Concretamente, a Roma sarebbero primarie del Pd. Può darsi che i dem romani, che per varie vicissitudini sono ridotti maluccio, decidano di appellarsi ai loro elettori per scegliere il loro candidato, ma sarebbe una falsa competizione essendo chiaro a tutti che il nome forte di Roberto Gualtieri non potrebbe certo temere le varie candidature di cui si parla da mesi (con troppo spregio definiti “i sette nani”): e quindi a che servirebbero? A insignire l’ex ministro di alcune migliaia di consensi, dato che per il suo profilo certamente alto ma non esattamente “popolare” Gualtieri difficilmente sembra in grado di mobilitare una città?
Forse è per tutto questo che l’ex ministro dell’Economia non ha ancora ufficializzato la sua discesa in campo: sarebbe ragionevole tuffarsi in Primarie senza la certezza di un bagno di folla? E Letta nutre forse lo stesso dubbio?

Il sospetto, piuttosto, è che il Nazareno (giacché al di là delle chiacchiere questa è tutta una vicenda “nazionale”) pensi ancora di imbrigliare Carlo Calenda imponendogli una sconfitta già scritta stante la non parità organizzativa che comunque sussiste a tutto vantaggio del Pd.

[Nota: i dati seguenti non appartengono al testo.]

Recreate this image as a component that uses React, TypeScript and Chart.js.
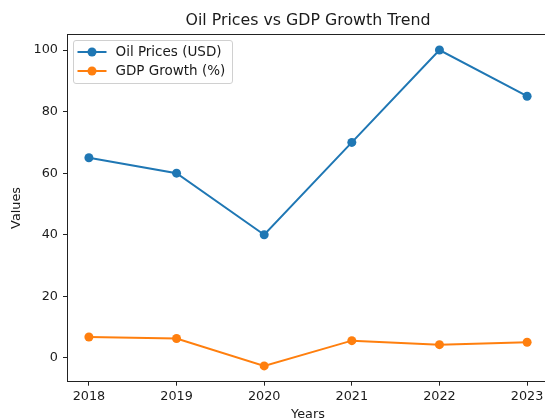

Ma Calenda, a torto o a ragione, ha già rifiutato la conta e l’ipotesi di un ritiro (se non di fronte a Francesco Totti…), quindi la sfida sarebbe tutta fra dem. Davvero poco appassionante.

Letta deve dunque scegliere entro pochi giorni se rischiare un passaggio privo di senso politico, una prova di forza che potrebbe rivelarsi una prova di debolezza, o puntare tutte le fiches su un’ipotesi di accordo con Calenda in chiave anti-Raggi per poi potersela giocare con la destra al ballottaggio. Già, questo forse è il punto vero: l’intensità di una campagna contro la sindaca grillina. Più dura con Calenda, più morbida con Gualtieri. Se non sbroglia questa ambiguità il segretario del Pd rischia davvero, come ha detto lui stesso, di «rompersi l’osso del collo». Altro che Primarie.